Hindsight

Saturday I went out with a friend for lunch. The lunch sent me and my intestines to hell and I’m still there. The first time I ate in this restaurant, the same thing happened. Now I know it’s cause and effect. I should have been prudent and said, “That place made me sick last time I ate there,” but I didn’t.

My planned hike today with friends isn’t going to happen and I expect to spend the morning, anyway, here on the sofa with John Hersey. Seems like the prudent choice…

As for hiking…

A long time ago I wanted to be a boy scout because the Boy Scout Handbook was full of useful stuff like how to treat snake bite and how to tell your friends which way you went on a trail through the use of ducks. Ducks are rocks piled in such a way that they show direction. In my hikes here I’ve seen cairns, but no ducks. I don’t think everyone knows about ducks, but cairns are obvious.

While I feel the rocks should be left in place, and piles should be reserved for meaningful messages, there’s a common belief that it’s good luck to add a rock to a cairn. People are reassured knowing people have been there (are there). I suppose they are a kind of “Trail Confidence Marker.”

I wish that life had these markers. That would make more sense. Life is vague and the decisions are inscrutable. It would be nice when confronted with a life-changing decision to happen upon a “Trail Confidence Marker.” Then we could say, “Oh, OK, cool, this is the trail that takes me where I want to go. I’m here on the map.”

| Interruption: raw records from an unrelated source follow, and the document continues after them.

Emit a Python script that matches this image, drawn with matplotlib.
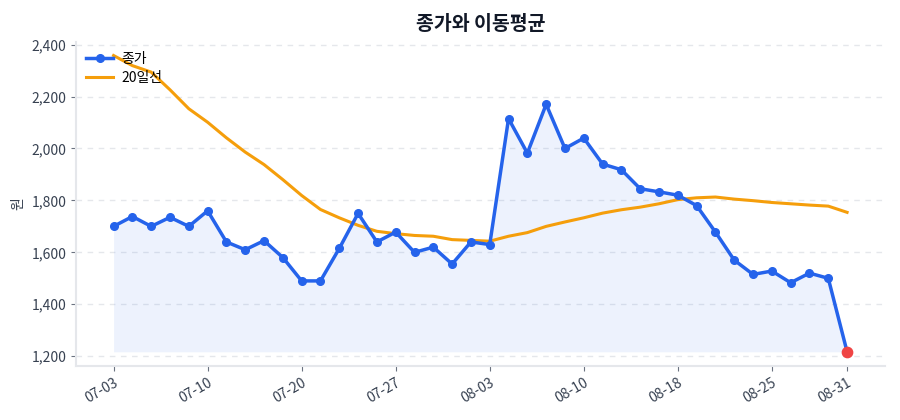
import matplotlib.pyplot as plt

plt.rcParams['font.family'] = ['Noto Sans CJK KR', 'DejaVu Sans']

# 거래일 라벨 (눈금은 일부만 표시)
dates = ['07-03', '07-04', '07-07', '07-08', '07-09', '07-10', '07-11', '07-14', '07-15', '07-16',
         '07-20', '07-21', '07-22', '07-23', '07-24', '07-27', '07-28', '07-29', '07-30', '07-31',
         '08-03', '08-04', '08-05', '08-06', '08-07', '08-10', '08-11', '08-12', '08-13', '08-14',
         '08-18', '08-19', '08-20', '08-21', '08-22', '08-25', '08-26', '08-27', '08-28', '08-31']

close = [1700, 1738, 1700, 1735, 1700, 1760, 1640, 1610, 1645, 1580,
         1490, 1490, 1615, 1750, 1640, 1678, 1600, 1620, 1555, 1640,
         1630, 2115, 1982, 2170, 2000, 2040, 1940, 1918, 1845, 1833,
         1820, 1780, 1678, 1570, 1515, 1528, 1483, 1520, 1500, 1217]

ma20 = [2358, 2319, 2294, 2226, 2153, 2101, 2041, 1986, 1938, 1880,
        1819, 1765, 1733, 1704, 1681, 1672, 1665, 1662, 1649, 1646,
        1643, 1662, 1676, 1700, 1717, 1733, 1751, 1764, 1774, 1787,
        1803, 1810, 1813, 1805, 1799, 1792, 1787, 1782, 1778, 1754]

tick_idx = [0, 5, 10, 15, 20, 25, 30, 35, 39]

blue = '#2563eb'
orange = '#f59e0b'
grey_txt = '#374151'

fig = plt.figure(figsize=(9, 4.2), dpi=100)
ax = fig.add_axes([0.0844, 0.129, 0.8986, 0.771])

x = list(range(len(close)))
ax.fill_between(x, close, min(close), color=blue, alpha=0.08, linewidth=0)
ax.plot(x, close, color=blue, linewidth=2.5, marker='o', markersize=5.5, label='종가', zorder=3)
ax.plot(x, ma20, color=orange, linewidth=2.2, label='20일선', zorder=2)
ax.scatter([x[-1]], [close[-1]], color='#ef4444', s=55, zorder=4)

ax.set_xlim(-2, 41)
ax.set_ylim(1163, 2410)
ax.set_yticks([1200, 1400, 1600, 1800, 2000, 2200, 2400])
ax.yaxis.set_major_formatter(plt.FuncFormatter(lambda v, p: f'{int(v):,}'))
ax.set_xticks(tick_idx)
ax.set_xticklabels([dates[i] for i in tick_idx], rotation=30, ha='right', rotation_mode='anchor')

ax.grid(axis='y', linestyle=(0, (4, 4)), color='#e5e7eb', linewidth=1)
ax.set_axisbelow(True)
for s in ['top', 'right']:
    ax.spines[s].set_visible(False)
for s in ['left', 'bottom']:
    ax.spines[s].set_color('#e5e7eb')
    ax.spines[s].set_linewidth(1.5)
ax.tick_params(colors='#6b7280', labelcolor=grey_txt, labelsize=10)

ax.set_ylabel('원', color=grey_txt, fontsize=10)
ax.set_title('종가와 이동평균', fontsize=14, fontweight='bold', color='#111827', pad=9)

leg = ax.legend(loc='upper left', frameon=False, fontsize=10, borderaxespad=0.3,
                labelspacing=0.4, handletextpad=0.6)

fig.savefig('out.png', dpi=100)
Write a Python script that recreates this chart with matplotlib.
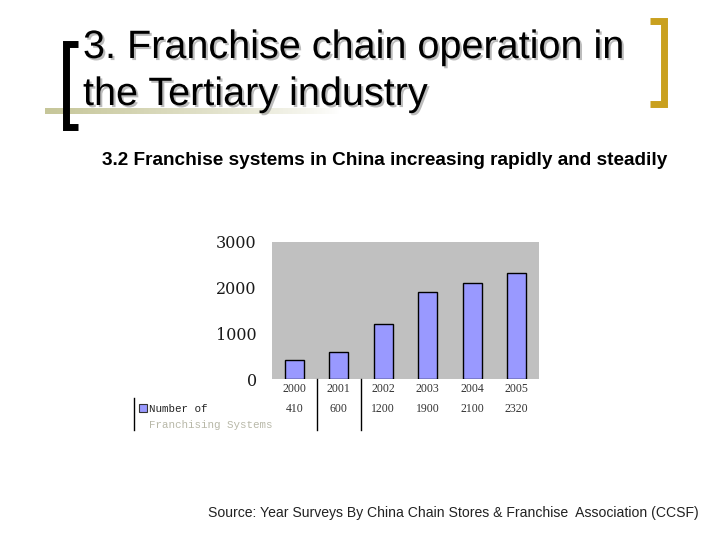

The problem is we don’t always know where we want to go and there is no map.

Obviously, in this house, anyway, physical problems lead to existential questions. 🙂

In other news, it’s supposed to snow.

https://dailypost.wordpress.com/prompts/prudent/

12 thoughts on “Hindsight

  1. Oh man, I hope you never again follow ducks, cairns, trail markers, or anything else that points you anywhere near the vicinity of that restaurant. Terrible! I hope you feel better soon, if only so you can stop navel gazing silly existential questions 😉

    • Right? I’ve made it public in my little friend circle so I don’t think that restaurant will be mentioned as a future destination. Down here, anyway, green chili is the best thing on any menu… Not spurious Vietnamese food.

      • Oh my GOD do my wife and I love Vietnamese food! In fact, I proposed to her in our favorite Viet place, in NYC. I’ve posted a couple of pics in my previous entries of some of their dishes that I’ve made at home.

        So it’s very distressing to find that a cuisine I hold in such high regard may have almost killed a blogger I hold equally dear! Nooooooooooo!!!

      • I love Vietnamese food, too. I used to live in the Vietnamese ghetto of San Diego. I miss it very much. I might start cooking my own. But for now I’m just going to have to continue my search for meaning…

  2. I can sympathise with you. There are certain things that I avoid eating, but I am to blame for it all as I very rarely go anywhere for a meal and cook it all myself. I am wary of restaurant food and how it is prepared.

  3. I think that’s what things like graduation is about. It’s a marker, but what does it mark?

    You probably weren’t sure first time you ate in that restaurant that it was what made you sick. NOW you know.

    I think my dog ate a toad. Or tried.

    • Maybe she ate Chinese food…

      I think there are markers of accomplishment. “Good job, kid, you’ve finished public school” but in another sense they mean, “Ha ha you’re on your own now!”

      We’re so deluded most and/or all the time. I remember a really bright kid I was teaching in a low level English class who was JUBILANT that he knocked up his girlfriend (he was 18) and was going to be a dad and he dropped out of school. And I’m saying, “Now you should REALLY stay in school!” He thought being a dad was a marker meaning he was a grown up.